On Saturday 2nd November last year, for reasons that will probably be obvious to Anglo-Saxonists—in fact if you’re a UK-based Anglo-Saxonist you probably saw me there—I was at Brixworth in Northamptonshire, where people were generally gathered from across the field for that year’s Brixworth Lecture. I’ll talk about that in a couple of posts but, since I had not been there before and All Saints Brixworth is an honest-to-goodness Anglo-Saxon church, now reckoned built c. 800, albeit modified a bit since, and no slouch of one either, I took some photographs. The light was failing and the day was grey, so they’re not the best, but some of what makes it special still gets through I think.
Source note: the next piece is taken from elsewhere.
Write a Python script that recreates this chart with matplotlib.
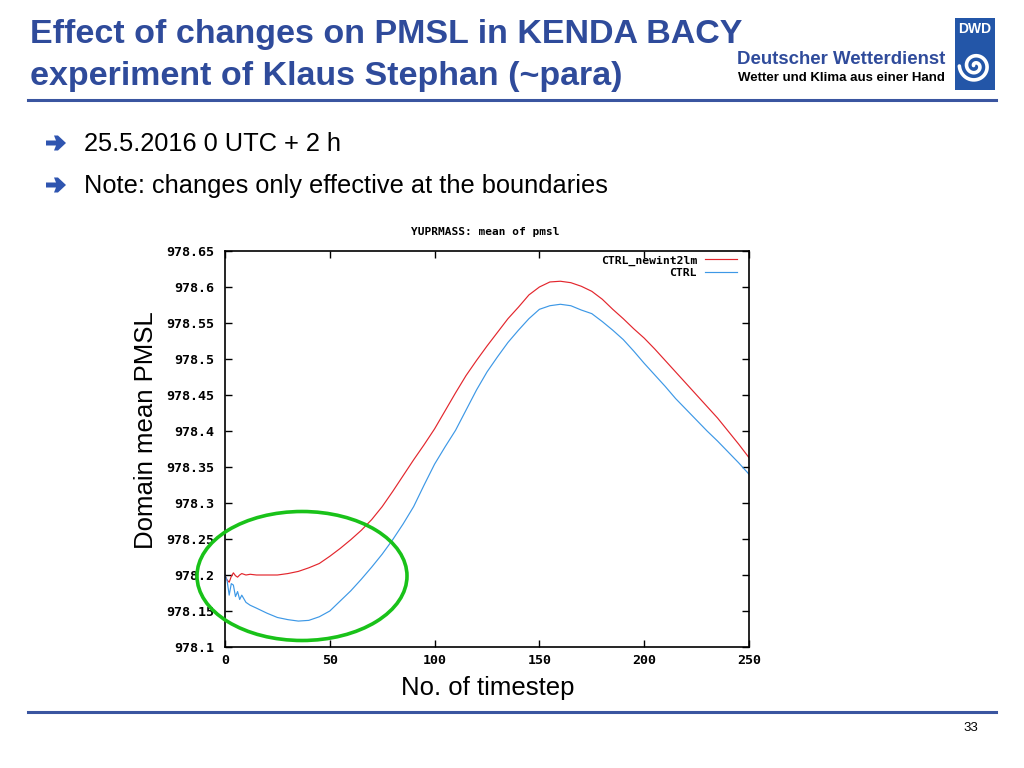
import numpy as np
import matplotlib
matplotlib.use("Agg")
import matplotlib.pyplot as plt
from matplotlib.patches import Rectangle, Ellipse, Polygon
from matplotlib.lines import Line2D
from matplotlib.ticker import FixedLocator, FixedFormatter

# ---------------- data ----------------
timestep = [0, 1, 2, 3, 4, 5, 6, 7, 8, 10, 12, 15, 20, 25, 30, 35, 40, 45, 50, 55,
            60, 65, 70, 75, 80, 85, 90, 95, 100, 105, 110, 115, 120, 125, 130, 135,
            140, 145, 150, 155, 160, 165, 170, 175, 180, 185, 190, 195, 200, 205,
            210, 215, 220, 225, 230, 235, 240, 245, 250]

pmsl_newint2lm = [978.200, 978.193, 978.190, 978.198, 978.203, 978.199, 978.197, 978.200,
                  978.202, 978.200, 978.201, 978.200, 978.200, 978.200, 978.202, 978.205,
                  978.210, 978.216, 978.226, 978.237, 978.249, 978.262, 978.277, 978.295,
                  978.316, 978.338, 978.360, 978.381, 978.403, 978.428, 978.453, 978.477,
                  978.498, 978.518, 978.537, 978.556, 978.572, 978.589, 978.600, 978.607,
                  978.608, 978.606, 978.601, 978.594, 978.583, 978.569, 978.556, 978.542,
                  978.529, 978.514, 978.498, 978.482, 978.466, 978.450, 978.434, 978.418,
                  978.400, 978.382, 978.363]

pmsl_ctrl = [978.200, 978.192, 978.172, 978.188, 978.186, 978.170, 978.177, 978.166,
             978.172, 978.162, 978.158, 978.154, 978.147, 978.141, 978.138, 978.136,
             978.137, 978.142, 978.150, 978.164, 978.178, 978.194, 978.211, 978.229,
             978.249, 978.271, 978.295, 978.325, 978.354, 978.378, 978.401, 978.429,
             978.457, 978.482, 978.503, 978.523, 978.540, 978.556, 978.569, 978.574,
             978.576, 978.574, 978.568, 978.563, 978.552, 978.540, 978.527, 978.511,
             978.494, 978.478, 978.462, 978.445, 978.430, 978.415, 978.400, 978.386,
             978.371, 978.356, 978.340]

series_labels = ["CTRL_newint2lm", "CTRL"]
x_ticks = [0, 50, 100, 150, 200, 250]
x_tick_labels = ["0", "50", "100", "150", "200", "250"]
y_ticks = [978.1, 978.15, 978.2, 978.25, 978.3, 978.35, 978.4, 978.45, 978.5, 978.55, 978.6, 978.65]
y_tick_labels = ["978.1", "978.15", "978.2", "978.25", "978.3", "978.35", "978.4",
                 "978.45", "978.5", "978.55", "978.6", "978.65"]

# ---------------- figure ----------------
W, H = 1024, 768
fig = plt.figure(figsize=(W / 100, H / 100), dpi=100)
fig.patch.set_facecolor("white")


def fx(x):
    return np.asarray(x) / W


def fy(y):
    return 1 - np.asarray(y) / H


TITLE_BLUE = "#2f4b9b"
SANS = ["Liberation Sans", "DejaVu Sans"]
MONO = ["DejaVu Sans Mono"]

# title
fig.text(fx(30), fy(35), "Effect of changes on PMSL in KENDA BACY", fontsize=24.5,
         fontweight="bold", color=TITLE_BLUE, family=SANS, va="center", ha="left")
fig.text(fx(30), fy(77), "experiment of Klaus Stephan (~para)", fontsize=24.5,
         fontweight="bold", color=TITLE_BLUE, family=SANS, va="center", ha="left")

# DWD logo area
fig.text(fx(945), fy(59), "Deutscher Wetterdienst", fontsize=13.4, fontweight="bold",
         color=TITLE_BLUE, family=SANS, ha="right", va="center")
fig.text(fx(945), fy(78), "Wetter und Klima aus einer Hand", fontsize=9.5, fontweight="bold",
         color="black", family=SANS, ha="right", va="center")
fig.add_artist(Rectangle((fx(955), fy(90)), 40 / W, 72 / H, transform=fig.transFigure,
                         facecolor="#2356a8", edgecolor="none"))
fig.text(fx(975), fy(29), "DWD", fontsize=10, fontweight="bold", color="white",
         family=SANS, ha="center", va="center")
th = np.linspace(0.3, 4.0 * np.pi, 300)
r = 1.2 + 1.15 * th
cx, cy = 975, 66
sx = cx + r * np.cos(th + np.pi)
sy = cy + r * np.sin(th + np.pi)
fig.add_artist(Line2D(fx(sx), fy(sy), transform=fig.transFigure, color="white", lw=2.6,
                      solid_capstyle="round"))

# header / footer rules
fig.add_artist(Line2D([fx(28), fx(996)], [fy(100), fy(100)], transform=fig.transFigure,
                      color="#3a55a0", lw=2.2))
fig.add_artist(Line2D([fx(28), fx(996)], [fy(712), fy(712)], transform=fig.transFigure,
                      color="#3a55a0", lw=2.2))

# bullets
for yb, txt in [(143, "25.5.2016 0 UTC + 2 h"), (185, "Note: changes only effective at the boundaries")]:
    ax_pts = [(46, yb - 2.5), (56, yb - 2.5), (54, yb - 7.5), (58, yb - 7.5), (66, yb),
              (58, yb + 7.5), (54, yb + 7.5), (56, yb + 2.5), (46, yb + 2.5)]
    fig.add_artist(Polygon([(fx(p[0]), fy(p[1])) for p in ax_pts], closed=True,
                           transform=fig.transFigure, facecolor="#2f55b0", edgecolor="none"))
    fig.text(fx(84), fy(yb + 1), txt, fontsize=18.3, color="black", family=SANS,
             ha="left", va="center")

# page number
fig.text(fx(971), fy(728), "33", fontsize=9.5, color="black", family=SANS, ha="center", va="center")

# ---------------- chart ----------------
ax = fig.add_axes([fx(225), fy(647), (749 - 225) / W, (647 - 251) / H])
ax.plot(timestep, pmsl_newint2lm, color="#e3262d", lw=0.85, label=series_labels[0])
ax.plot(timestep, pmsl_ctrl, color="#3d98e6", lw=0.85, label=series_labels[1])
ax.set_xlim(0, 250)
ax.set_ylim(978.1, 978.65)
ax.xaxis.set_major_locator(FixedLocator(x_ticks))
ax.xaxis.set_major_formatter(FixedFormatter(x_tick_labels))
ax.yaxis.set_major_locator(FixedLocator(y_ticks))
ax.yaxis.set_major_formatter(FixedFormatter(y_tick_labels))
ax.tick_params(direction="in", length=5, width=1, top=True, right=True,
               labelsize=9.6, colors="black")
ax.tick_params(axis="y", pad=8)
ax.tick_params(axis="x", pad=5)
for lab in ax.get_xticklabels() + ax.get_yticklabels():
    lab.set_family(MONO)
    lab.set_fontweight("bold")
for s in ax.spines.values():
    s.set_linewidth(1.2)
    s.set_color("black")

leg = ax.legend(loc="upper right", bbox_to_anchor=(0.977, 0.989), frameon=False,
                markerfirst=False, prop={"family": MONO, "weight": "bold", "size": 8.2},
                handlelength=2.8, handletextpad=0.7, labelspacing=0.17,
                borderaxespad=0, borderpad=0)

fig.text(fx(485), fy(232), "YUPRMASS: mean of pmsl", fontsize=8, fontweight="bold",
         family=MONO, ha="center", va="center")

fig.text(fx(146), fy(430), "Domain mean PMSL", fontsize=18.5, family=SANS, rotation=90,
         ha="center", va="center")
fig.text(fx(488), fy(688), "No. of timestep", fontsize=18.5, family=SANS,
         ha="center", va="center")

# green highlight ellipse
fig.add_artist(Ellipse((fx(302), fy(576)), 210 / W, 129 / H, transform=fig.transFigure,
                       fill=False, edgecolor="#19c219", lw=2.6))

fig.savefig("out.png", dpi=100, facecolor="white")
South wall and tower of All Saints Brixworth

Even if you can’t see the whole building in any given photo, you can still see the peculiar fabric and design, especially around the windows, that make it, well, English really (not a word I usually use very comfortably).

The churchyard is actually very sparsely occupied, or at least, sparsely marked as such. I suppose, in fact, that given how long it’s been in use there must be a lot more bodies gone into this ground than are currently evident. Of course, it’s a shame to mock the dead, but nonetheless this modern headstone did raise a smirk.

Headstone in the graveyard of All Saints Brixworth

How true…

Eventually, of course, we had to go in, for reasons of the actual lecture, but also because it was far from warm outside.

Markings around the portal of All Saints Brixworth

We were intrigued for a while by the markings around the doorway, before being gently bustled aside by the crowd. Masons’ marks? Tramp-marks? Pilgrims’ carvings? What when why, and so on…

Interior of All Saints Brixworth looking toward the altar, on the occasion of the 2013 Brixworth Lecture

Inside, set up for the lecture. The projection screen is not an original feature.

Roof timbers above the nave of All Saints Brixworth

This is what I call woodwork, but sadly not so much focus, sorry

And by the time we were outside again, they’d put the floodlights on, and pretty fine it looked too.

Night shot of All Saints Brixworth from the south

This is my flash as well as their floods but I’m still pleased with it; in the dark it’s made to be photographed.